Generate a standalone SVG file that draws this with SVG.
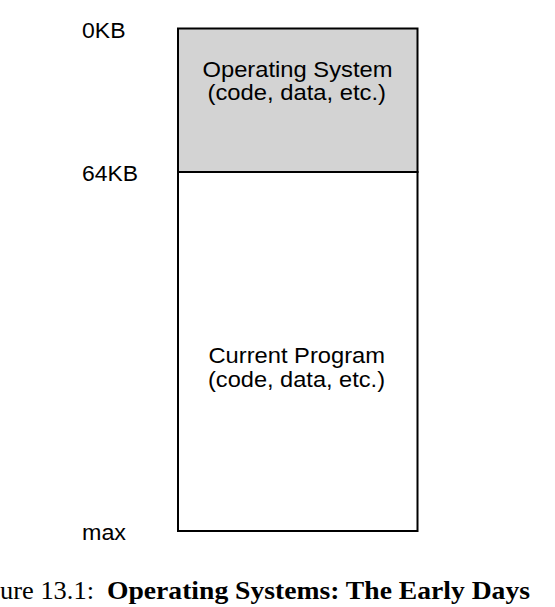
<svg xmlns="http://www.w3.org/2000/svg" width="555" height="607" viewBox="0 0 555 607">
<style>
.lbl{font-family:"Liberation Sans",Arial,sans-serif;font-size:22px;fill:#000}
.in{font-family:"Liberation Sans",Arial,sans-serif;font-size:21.5px;fill:#000}
.cap{font-family:"Liberation Serif","Times New Roman",serif;font-size:26px;fill:#000}
.box{stroke:#000;stroke-width:2}
</style>
<rect width="555" height="607" fill="#fff"/>
<g id="os">
<rect class="box" x="178" y="28.5" width="239.5" height="143.5" fill="#d3d3d3"/>
<text class="in" x="202.5" y="77" textLength="190" lengthAdjust="spacingAndGlyphs">Operating System</text>
<text class="in" x="207.5" y="100" textLength="178.5" lengthAdjust="spacingAndGlyphs">(code, data, etc.)</text>
</g>
<g id="program">
<rect class="box" x="178" y="172" width="239.5" height="359" fill="#fff"/>
<text class="in" x="208.5" y="363" textLength="176.5" lengthAdjust="spacingAndGlyphs">Current Program</text>
<text class="in" x="208" y="386.5" textLength="177" lengthAdjust="spacingAndGlyphs">(code, data, etc.)</text>
</g>
<g id="labels">
<text class="lbl" x="82" y="37.5" textLength="43.5" lengthAdjust="spacingAndGlyphs">0KB</text>
<text class="lbl" x="82" y="180.5" textLength="56" lengthAdjust="spacingAndGlyphs">64KB</text>
<text class="lbl" x="82" y="540" textLength="44" lengthAdjust="spacingAndGlyphs">max</text>
</g>
<g id="connectors"></g>
<g id="caption">
<text class="cap" x="0" y="598.5" textLength="94" lengthAdjust="spacingAndGlyphs">ure 13.1:</text>
<text class="cap" x="107" y="598.5" font-weight="bold" textLength="423" lengthAdjust="spacingAndGlyphs">Operating Systems: The Early Days</text>
</g>
</svg>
-----
[What you have to do] Reproduce the full listing faithfully, but do not carry over any pictures.

[The output]
Generate a standalone SVG file that draws this with SVG.
<svg xmlns="http://www.w3.org/2000/svg" width="555" height="607" viewBox="0 0 555 607">
<style>
.lbl{font-family:"Liberation Sans",Arial,sans-serif;font-size:22px;fill:#000}
.in{font-family:"Liberation Sans",Arial,sans-serif;font-size:21.5px;fill:#000}
.cap{font-family:"Liberation Serif","Times New Roman",serif;font-size:26px;fill:#000}
.box{stroke:#000;stroke-width:2}
</style>
<rect width="555" height="607" fill="#fff"/>
<g id="os">
<rect class="box" x="178" y="28.5" width="239.5" height="143.5" fill="#d3d3d3"/>
<text class="in" x="202.5" y="77" textLength="190" lengthAdjust="spacingAndGlyphs">Operating System</text>
<text class="in" x="207.5" y="100" textLength="178.5" lengthAdjust="spacingAndGlyphs">(code, data, etc.)</text>
</g>
<g id="program">
<rect class="box" x="178" y="172" width="239.5" height="359" fill="#fff"/>
<text class="in" x="208.5" y="363" textLength="176.5" lengthAdjust="spacingAndGlyphs">Current Program</text>
<text class="in" x="208" y="386.5" textLength="177" lengthAdjust="spacingAndGlyphs">(code, data, etc.)</text>
</g>
<g id="labels">
<text class="lbl" x="82" y="37.5" textLength="43.5" lengthAdjust="spacingAndGlyphs">0KB</text>
<text class="lbl" x="82" y="180.5" textLength="56" lengthAdjust="spacingAndGlyphs">64KB</text>
<text class="lbl" x="82" y="540" textLength="44" lengthAdjust="spacingAndGlyphs">max</text>
</g>
<g id="connectors"></g>
<g id="caption">
<text class="cap" x="0" y="598.5" textLength="94" lengthAdjust="spacingAndGlyphs">ure 13.1:</text>
<text class="cap" x="107" y="598.5" font-weight="bold" textLength="423" lengthAdjust="spacingAndGlyphs">Operating Systems: The Early Days</text>
</g>
</svg>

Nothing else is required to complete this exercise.